SEOUL (AFP) - South Korean Prime Minister Lee Wan Koo on Thursday warned Japan it would face a "grim judgment" if it failed to address what he called the realities of history.
Mr Lee issued the warning during a specially called press conference following Monday's announcement by Japan's Education Ministry that all 18 new social studies textbooks for use in junior high schools assert Japanese ownership of two separate island groups at the centre of disputes with China and South Korea.
"You can never cover up stark truth. (Japan) will eventually face a grim historical judgement," Mr Lee was quoted as saying by the Yonhap news agency. "(Japan) must stop distorting history."
The new school books also fail to use the word "massacre" when referring to Japan's mass slaughter of Chinese civilians in Nanjing in 1937, preferring the term "incident".

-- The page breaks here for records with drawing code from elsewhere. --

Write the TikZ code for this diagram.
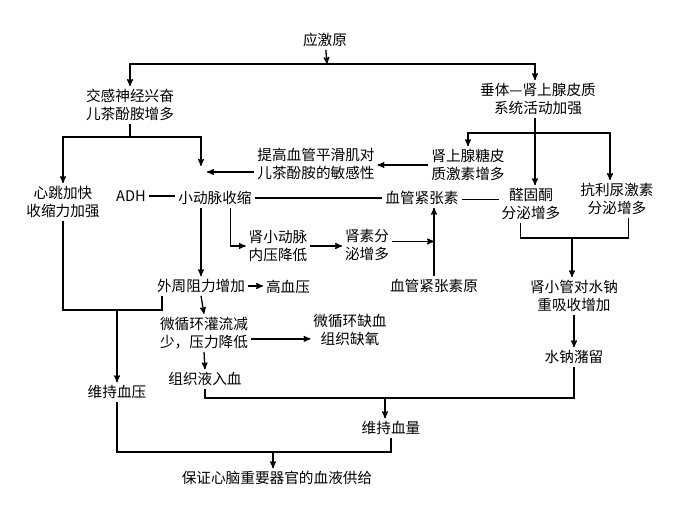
\documentclass[tikz,border=0pt]{standalone}
\usepackage{fontspec}
\usepackage{tikz}
\usetikzlibrary{arrows}
\newfontfamily\cjk{Noto Sans CJK SC}
\tikzset{>=stealth'}
\tikzset{txt/.style={font=\cjk\fontsize{12.5}{15.5}\selectfont, align=center, inner sep=2pt}}

\begin{document}
\begin{tikzpicture}[x=0.03cm, y=-0.03cm, line width=1.1pt]
	\useasboundingbox (0,0) rectangle (679,508);
	% nodes
	\node[txt] (ys) at (325,40) {应激原};
	\node[txt] (jg) at (130,105) {交感神经兴奋\\儿茶酚胺增多};
	\node[txt] (ct) at (538,99) {垂体—肾上腺皮质\\系统活动加强};
	\node[txt] (xt) at (63,202) {心跳加快\\收缩力加强};
	\node[txt] (adh) at (131,196) {ADH};
	\node[txt] (xdm) at (215,198) {小动脉收缩};
	\node[txt] (tg) at (316,164) {提高血管平滑肌对\\儿茶酚胺的敏感性};
	\node[txt] (tp) at (468,165) {肾上腺糖皮\\质激素增多};
	\node[txt] (xgz) at (422,198) {血管紧张素};
	\node[txt] (qgt) at (531,204) {醛固酮\\分泌增多};
	\node[txt] (kln) at (617,199) {抗利尿激素\\分泌增多};
	\node[txt] (sxdm) at (278,246) {肾小动脉\\内压降低};
	\node[txt] (ss) at (367,245) {肾素分\\泌增多};
	\node[txt] (xgy) at (434,286) {血管紧张素原};
	\node[txt] (sxg) at (574,296) {肾小管对水钠\\重吸收增加};
	\node[txt] (snz) at (574,357) {水钠潴留};
	\node[txt] (wz) at (201,286) {外周阻力增加};
	\node[txt] (gxy) at (288,287) {高血压};
	\node[txt] (wxh) at (204,333) {微循环灌流减\\少，压力降低};
	\node[txt] (qx) at (350,330) {微循环缺血\\组织缺氧};
	\node[txt] (zzy) at (205,379) {组织液入血};
	\node[txt] (wxy) at (117,392) {维持血压};
	\node[txt] (wxl) at (391,428) {维持血量};
	\node[txt] (bz) at (277,478) {保证心脑重要器官的血液供给};
	% junctions
	\coordinate (j1) at (327,64);
	\coordinate (j2) at (130,137);
	\coordinate (j3) at (535,133);
	\coordinate (j4) at (162,310);
	\coordinate (j5) at (273,452);
	\coordinate (j6) at (385,398);
	\coordinate (j7) at (572,238);
	\coordinate (xin) at (201,166);
	\coordinate (tga) at (207,172);
	% connectors
	\draw[->] (ys) -- (j1);
	\draw[->] (j1) -| (jg.north);
	\draw[->] (j1) -| (j3 |- ct.north);
	\draw (jg.south) -- (j2);
	\draw[->] (j2) -| (xt.north);
	\draw[->] (j2) -| (xin);
	\draw[->] (tg.west |- tga) -- (tga);
	\draw[->] (tp.west) -- (tp.west -| tg.east);
	\draw (j3 |- ct.south) -- (j3);
	\draw[->] (j3) -| (tp.north);
	\draw[->] (j3) -| ([xshift=-6]kln.north);
	\draw[->] (j3) -- (j3 |- qgt.north);
	\draw (adh.east) -- (adh.east -| xdm.west);
	\draw (xdm.east) -- (xdm.east -| xgz.west);
	\draw ([yshift=-1]xgz.east) -- ([yshift=-1]xgz.east -| qgt.west);
	\draw[->] (xdm.south -| wz.north) -- (wz.north);
	\draw[->] ([xshift=13]xdm.south) |- (sxdm.west);
	\draw[->] (sxdm.east) -- (sxdm.east -| ss.west);
	\draw[->] ([yshift=3]ss.east) -- ([yshift=3]ss.east -| xgy.north);
	\draw[->] (xgy.north) -- (xgy.north |- xgz.south);
	\draw[->] (wz.east) -- (wz.east -| gxy.west);
	\draw[->] (wz.south) -- (wxh.north);
	\draw[->] ([yshift=-5]wxh.east) -- ([yshift=-5]wxh.east -| qx.west);
	\draw[->] (wxh.south) -- (zzy.north);
	\draw (xt.south) |- (j4) -- (j4 |- wz.south);
	\draw[->] (wxy.north |- j4) -- (wxy.north);
	\draw (wxy.south) |- (j5) -| (wxl.south);
	\draw[->] (j5) -- (j5 |- bz.north);
	\draw (zzy.south) |- (j6) -| (snz.south);
	\draw[->] (j6) -- (j6 |- wxl.north);
	\draw ([xshift=-9]qgt.south) |- (j7) -| ([xshift=10]kln.south);
	\draw[->] (j7) -- (j7 |- sxg.north);
	\draw[->] (sxg.south) -- (snz.north);
\end{tikzpicture}
\end{document}
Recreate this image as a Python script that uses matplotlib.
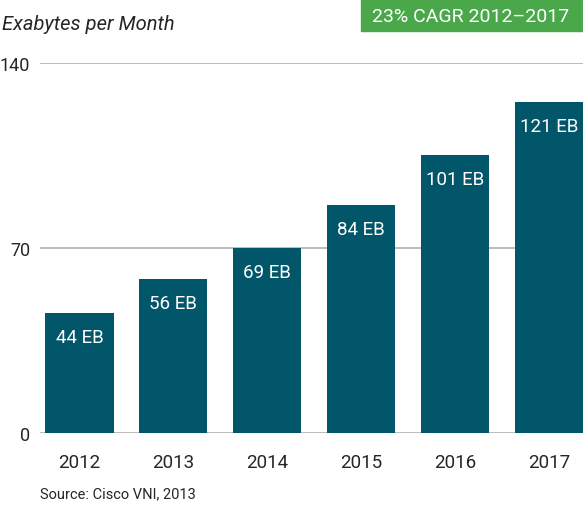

The textbook dispute surfaces regularly in the row between Tokyo, Beijing and Seoul over events in the first half of the 20th century, when Japan invaded and occupied large tracts of Asia.
But it has come at a particularly sensitive time as the region prepares to mark the 70th anniversary of the end of World War II, and with a rising tide of nationalism in all three countries.
Immediately after Monday's announcement on the textbooks, the South Korean Foreign Ministry summoned Japanese ambassador Koro Bessho to protest.
The territorial dispute between Seoul and Tokyo concerns the South Korean-controlled Dokdo islets in the East Sea (Sea of Japan), which are known as Takeshima in Japan and have been the focus of a decades-old sovereignty row.